In conclusion, our study reveals a novel mechanism by which particles lose energy through gravitational interaction with the medium they traverse. We have quantitatively determined the amount of energy lost by the particles as a function of the distance traveled and the average density of the medium. Our findings shed light on the dissipative nature of energy loss for particles moving at constant velocities, including photons.

The energy loss mechanism presented in this work is derived from first principles, specifically the d’Alembert principle. We have demonstrated that this mechanism aligns with an alternative derivation based on the Euler–Cauchy stress principle. The agreement between the two approaches provides additional confidence in the validity of our results.

Differentiating the gravitational friction energy-loss mechanism from other mechanisms is an important aspect discussed in our study. These distinctions provide valuable insights for designing experiments aimed at verifying the theory.

Furthermore, our findings have significant implications for understanding the redshift of electromagnetic waves. By considering the energy loss of photons within this formalism, we can potentially explain a contribution to the observed redshift. The redshift of electromagnetic waves plays a crucial role in estimating physical quantities such as distance, velocity, and temperature. Thus, our research opens up new avenues for refining and expanding our understanding of cosmological observations.

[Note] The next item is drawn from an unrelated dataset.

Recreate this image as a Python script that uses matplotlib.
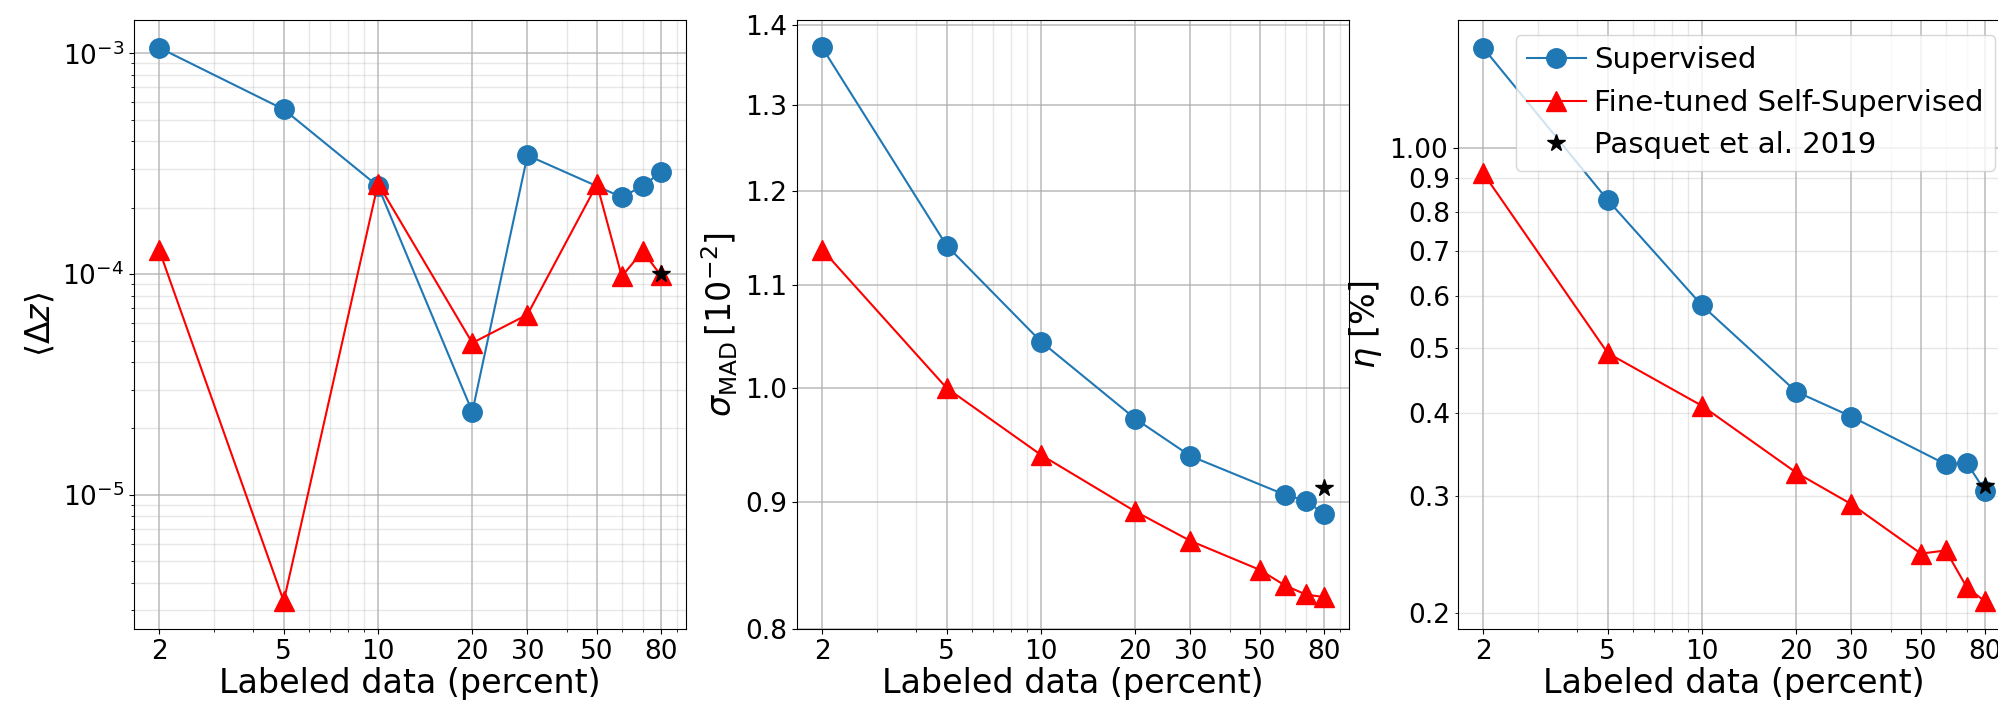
import matplotlib
matplotlib.use('Agg')
import matplotlib.pyplot as plt
from matplotlib import ticker

# labeled data fractions (percent)
x_sup = [2, 5, 10, 20, 30, 60, 70, 80]
x_ft = [2, 5, 10, 20, 30, 50, 60, 70, 80]
x_pasquet = [80]

# mean bias <dz>
bias_sup = [1.06e-3, 5.57e-4, 2.50e-4, 2.38e-5, 3.45e-4, 2.23e-4, 2.51e-4, 2.89e-4]
bias_ft = [1.29e-4, 3.30e-6, 2.57e-4, 4.88e-5, 6.56e-5, 2.55e-4, 9.77e-5, 1.27e-4, 9.86e-5]
bias_pasquet = [1.0e-4]

# sigma_MAD [1e-2]
mad_sup = [1.371, 1.141, 1.044, 0.972, 0.939, 0.906, 0.901, 0.890]
mad_ft = [1.137, 1.000, 0.940, 0.892, 0.868, 0.845, 0.833, 0.826, 0.824]
mad_pasquet = [0.912]

# outlier fraction eta [%]
eta_sup = [1.414, 0.835, 0.580, 0.4305, 0.395, 0.335, 0.3366, 0.3057]
eta_ft = [0.917, 0.492, 0.410, 0.3254, 0.2918, 0.246, 0.2487, 0.219, 0.2086]
eta_pasquet = [0.3104]

xticks = [2, 5, 10, 20, 30, 50, 80]
mad_ticks = [0.8, 0.9, 1.0, 1.1, 1.2, 1.3, 1.4]

W, H = 1998, 706
fig = plt.figure(figsize=(W / 100, H / 100), dpi=100)
bottom = 1 - 629 / H
height = (629 - 20) / H
width = 552 / W
ax1 = fig.add_axes([134 / W, bottom, width, height])
ax2 = fig.add_axes([797 / W, bottom, width, height])
ax3 = fig.add_axes([1458 / W, bottom, width, height])

panels = [(ax1, bias_sup, bias_ft, bias_pasquet, r'$\langle \Delta z \rangle$'),
          (ax2, mad_sup, mad_ft, mad_pasquet, r'$\sigma_{\mathrm{MAD}}\,[10^{-2}]$'),
          (ax3, eta_sup, eta_ft, eta_pasquet, r'$\eta$ [%]')]

for ax, sup, ft, pq, ylab in panels:
    ax.plot(x_sup, sup, 'o-', color='#1f77b4', markersize=14, linewidth=1.5, label='Supervised')
    ax.plot(x_ft, ft, '^-', color='red', markersize=14, linewidth=1.5, label='Fine-tuned Self-Supervised')
    ax.plot(x_pasquet, pq, '*', color='black', markersize=13, label='Pasquet et al. 2019')
    ax.set_xscale('log')
    ax.set_yscale('log')
    ax.set_xticks(xticks)
    ax.xaxis.set_major_formatter(ticker.ScalarFormatter())
    ax.xaxis.set_minor_formatter(ticker.NullFormatter())
    ax.set_xlabel('Labeled data (percent)', fontsize=24, labelpad=2)
    ax.set_ylabel(ylab, fontsize=24)
    ax.tick_params(labelsize=19)
    ax.grid(which='major', color='#b0b0b0', alpha=0.8, linewidth=1.2)
    ax.grid(which='minor', color='#b0b0b0', alpha=0.3, linewidth=1.0)

# middle panel: explicit linear-looking ticks on log axis
ax2.yaxis.set_minor_locator(ticker.NullLocator())
ax2.set_yticks(mad_ticks)
ax2.yaxis.set_major_formatter(ticker.FormatStrFormatter('%.1f'))

# right panel: label minor ticks too
ax3.yaxis.set_major_formatter(ticker.FormatStrFormatter('%.2f'))
ax3.yaxis.set_minor_formatter(ticker.FormatStrFormatter('%.1f'))
ax3.tick_params(which='minor', labelsize=19)

ax3.legend(loc='upper right', fontsize=21, handletextpad=0.3, borderpad=0.4, labelspacing=0.5)

plt.savefig('out.png', dpi=100)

In summary, our study has uncovered a gravitational friction energy-loss mechanism that affects particles moving through a medium. We have provided a quantitative analysis of the energy loss and established its dissipative nature. The application of the d’Alembert principle and its agreement with the Euler–Cauchy stress principle offer a robust foundation for our findings. We emphasize the importance of experimental verification and highlight the potential implications for explaining the redshift of electromagnetic waves. This research contributes to the advancement of our knowledge of gravitational interactions and their effects on particle dynamics in various physical systems.